19/05/2011
(questo articolo fa parte del numero di maggio - giugno 2011 di Famiglia Oggi). E' possibile abbonarsi al bimestrale cliccando qui.
Osservando lo sviluppo del volontariato negli
ultimi anni, è evidente la crescita in complessità
dei ruoli – di difesa e promozione
dei diritti, ma anche di sperimentazione e gestione
di servizi, di diffusione dei valori della solidarietà e
di partecipazione alle politiche sociali – e quindi
delle funzioni di tipo organizzativo e gestionale richieste
per operare con qualità e continuità.
È una complessità che riguarda l’oggetto dell’impegno
del volontariato, non più solo i settori socioassistenziale
e sanitario, ma anche quelli che determinano
la qualità della vita dei cittadini e delle comunità
(ambiente, protezione civile, educazione
permanente, cultura, sport, solidarietà internazionale).
Tale complessità riguarda anche il modo di
funzionare di un’organizzazione di volontariato
(Odv) per la quale è oggi necessario fare programmazione
e progettazione mirata, monitorare i bisogni
della propria utenza o del territorio, acquisire,
curare e valorizzare la risorsa umana, fare buona comunicazione
– autoreferenziale o promozionale,
ma anche di sensibilizzazione dell’opinione pubblica
– così come non può non fare valutazione sociale
del proprio operato, raccogliere fondi sfruttando le
maggiori opportunità e il più ampio spettro di donatori
disponibili. Infine, essa deve rapportarsi con i
soggetti esterni, stringere alleanze, intrecciare rapporti
collaborativi con soggetti omologhi e stare nelle
reti e negli organismi consultivi e partecipativi.

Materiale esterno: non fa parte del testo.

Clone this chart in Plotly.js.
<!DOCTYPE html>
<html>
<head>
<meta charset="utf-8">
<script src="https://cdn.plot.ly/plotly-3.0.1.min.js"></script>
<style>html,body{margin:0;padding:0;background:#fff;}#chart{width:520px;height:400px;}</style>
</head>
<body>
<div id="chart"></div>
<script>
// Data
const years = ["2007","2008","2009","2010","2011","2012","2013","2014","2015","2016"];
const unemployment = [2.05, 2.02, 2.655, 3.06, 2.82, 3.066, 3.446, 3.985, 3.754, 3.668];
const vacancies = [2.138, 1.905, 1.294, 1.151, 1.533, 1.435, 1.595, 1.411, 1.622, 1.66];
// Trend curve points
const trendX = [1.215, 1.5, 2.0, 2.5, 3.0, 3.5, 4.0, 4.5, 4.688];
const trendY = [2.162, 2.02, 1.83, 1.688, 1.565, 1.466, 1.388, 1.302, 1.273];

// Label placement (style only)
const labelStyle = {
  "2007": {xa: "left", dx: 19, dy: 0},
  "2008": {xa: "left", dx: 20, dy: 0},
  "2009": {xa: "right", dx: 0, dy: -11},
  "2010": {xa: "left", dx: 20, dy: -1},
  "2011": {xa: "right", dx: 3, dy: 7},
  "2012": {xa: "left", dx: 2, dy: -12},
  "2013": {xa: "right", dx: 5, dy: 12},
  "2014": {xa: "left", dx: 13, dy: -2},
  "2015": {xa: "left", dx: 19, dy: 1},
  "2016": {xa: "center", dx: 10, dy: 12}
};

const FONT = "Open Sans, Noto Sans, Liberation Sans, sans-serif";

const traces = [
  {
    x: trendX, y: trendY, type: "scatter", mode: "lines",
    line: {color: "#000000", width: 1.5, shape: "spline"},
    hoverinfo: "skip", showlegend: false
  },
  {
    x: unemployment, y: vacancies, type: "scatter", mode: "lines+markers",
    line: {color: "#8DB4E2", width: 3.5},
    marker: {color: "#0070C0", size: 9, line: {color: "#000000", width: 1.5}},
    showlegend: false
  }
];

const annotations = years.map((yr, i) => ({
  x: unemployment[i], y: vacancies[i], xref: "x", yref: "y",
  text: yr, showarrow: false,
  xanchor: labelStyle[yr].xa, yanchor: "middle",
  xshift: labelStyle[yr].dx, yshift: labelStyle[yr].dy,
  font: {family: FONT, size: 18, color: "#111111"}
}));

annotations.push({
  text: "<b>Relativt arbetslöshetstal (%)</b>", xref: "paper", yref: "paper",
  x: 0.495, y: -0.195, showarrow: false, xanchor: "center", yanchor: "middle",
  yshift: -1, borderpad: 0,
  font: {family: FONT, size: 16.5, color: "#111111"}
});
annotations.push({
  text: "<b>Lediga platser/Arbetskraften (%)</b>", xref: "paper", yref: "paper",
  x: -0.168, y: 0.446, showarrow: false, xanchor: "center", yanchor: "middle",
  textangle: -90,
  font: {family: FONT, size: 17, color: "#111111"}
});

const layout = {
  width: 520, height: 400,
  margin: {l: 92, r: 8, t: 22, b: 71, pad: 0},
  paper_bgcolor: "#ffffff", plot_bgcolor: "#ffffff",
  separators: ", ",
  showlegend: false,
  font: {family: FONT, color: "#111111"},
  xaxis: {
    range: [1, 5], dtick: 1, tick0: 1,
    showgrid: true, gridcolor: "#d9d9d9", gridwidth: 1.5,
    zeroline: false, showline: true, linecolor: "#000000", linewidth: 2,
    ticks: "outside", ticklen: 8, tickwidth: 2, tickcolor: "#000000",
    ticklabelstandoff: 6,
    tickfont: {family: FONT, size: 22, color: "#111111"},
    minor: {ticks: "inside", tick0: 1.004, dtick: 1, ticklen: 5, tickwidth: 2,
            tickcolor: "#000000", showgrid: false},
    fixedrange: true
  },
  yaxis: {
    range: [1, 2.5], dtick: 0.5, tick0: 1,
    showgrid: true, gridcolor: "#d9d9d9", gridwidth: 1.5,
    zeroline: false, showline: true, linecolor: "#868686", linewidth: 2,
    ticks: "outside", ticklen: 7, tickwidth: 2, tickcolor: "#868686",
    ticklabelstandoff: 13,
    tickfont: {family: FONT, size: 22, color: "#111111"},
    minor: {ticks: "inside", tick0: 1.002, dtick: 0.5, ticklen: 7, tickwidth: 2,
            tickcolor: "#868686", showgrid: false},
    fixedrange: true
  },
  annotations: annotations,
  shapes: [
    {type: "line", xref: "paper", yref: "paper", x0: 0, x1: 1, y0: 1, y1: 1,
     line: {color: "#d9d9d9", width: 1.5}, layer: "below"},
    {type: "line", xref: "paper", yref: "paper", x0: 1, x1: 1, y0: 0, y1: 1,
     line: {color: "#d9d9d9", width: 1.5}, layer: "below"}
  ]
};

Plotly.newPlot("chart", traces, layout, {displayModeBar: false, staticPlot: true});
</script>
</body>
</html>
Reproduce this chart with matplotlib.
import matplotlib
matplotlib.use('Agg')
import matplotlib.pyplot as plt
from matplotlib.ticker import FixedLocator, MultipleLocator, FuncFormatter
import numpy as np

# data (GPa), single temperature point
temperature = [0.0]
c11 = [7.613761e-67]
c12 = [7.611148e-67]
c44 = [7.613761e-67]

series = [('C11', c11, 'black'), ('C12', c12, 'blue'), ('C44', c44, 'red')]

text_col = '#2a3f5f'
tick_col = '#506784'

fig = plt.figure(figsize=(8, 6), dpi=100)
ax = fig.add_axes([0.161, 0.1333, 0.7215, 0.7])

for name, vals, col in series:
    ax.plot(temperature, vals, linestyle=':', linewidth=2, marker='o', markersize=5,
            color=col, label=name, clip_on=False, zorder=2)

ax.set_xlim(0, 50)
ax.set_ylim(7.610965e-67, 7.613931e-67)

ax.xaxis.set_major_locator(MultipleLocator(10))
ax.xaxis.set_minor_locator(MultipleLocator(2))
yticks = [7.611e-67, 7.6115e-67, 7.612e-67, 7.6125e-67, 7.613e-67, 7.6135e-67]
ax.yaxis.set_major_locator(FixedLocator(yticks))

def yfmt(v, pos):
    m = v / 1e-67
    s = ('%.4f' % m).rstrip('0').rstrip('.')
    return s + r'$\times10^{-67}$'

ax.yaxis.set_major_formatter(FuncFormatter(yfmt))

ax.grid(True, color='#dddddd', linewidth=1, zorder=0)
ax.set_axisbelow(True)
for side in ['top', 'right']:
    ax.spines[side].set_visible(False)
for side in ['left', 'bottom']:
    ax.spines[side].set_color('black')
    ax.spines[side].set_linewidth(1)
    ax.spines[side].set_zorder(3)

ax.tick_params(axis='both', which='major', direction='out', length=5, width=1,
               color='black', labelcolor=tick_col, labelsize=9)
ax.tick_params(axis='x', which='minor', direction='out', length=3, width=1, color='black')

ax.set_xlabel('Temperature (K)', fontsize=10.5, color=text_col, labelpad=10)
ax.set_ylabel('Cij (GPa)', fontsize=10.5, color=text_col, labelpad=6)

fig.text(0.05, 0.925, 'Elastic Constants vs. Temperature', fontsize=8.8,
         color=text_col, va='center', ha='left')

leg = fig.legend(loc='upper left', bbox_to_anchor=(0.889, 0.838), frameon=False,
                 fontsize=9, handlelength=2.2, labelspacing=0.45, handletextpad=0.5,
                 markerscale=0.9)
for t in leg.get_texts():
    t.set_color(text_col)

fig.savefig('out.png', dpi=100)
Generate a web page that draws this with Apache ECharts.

Tale complessità di funzioni comporta, da una
parte, che il “lavoro” dei volontari sia oggi più impegnativo
e continuativo – quindi sostenibile da un numero
minore di attivisti rispetto a un tempo – e, di
conseguenza, che le Odv siano sempre alla ricerca
di risorse umane per realizzare la mission, con la tendenza
a fare leva sui finanziamenti, inducendo
così una professionalizzazione
e un “cambio di passo” gestionale
che le allontana dal volontariato. Dall’altra,
tale complessità accentua le
differenziazioni interne al fenomeno
tra i settori, da quelli di welfare a quelli
della partecipazione civica; per dimensioni
– grandi organizzazioni, piccole,
ma inserite in apposite reti nazionali,
piccole ma indipendenti –
per composizione – dalle compagini
di soli volontari, a enti a base associativa,
a organizzazioni miste semiprofessionalizzate
– per vocazione, da nuclei
di pura testimonianza a organizzazioni
a elevata capacità di gestione di
servizi, a unità molto specializzate.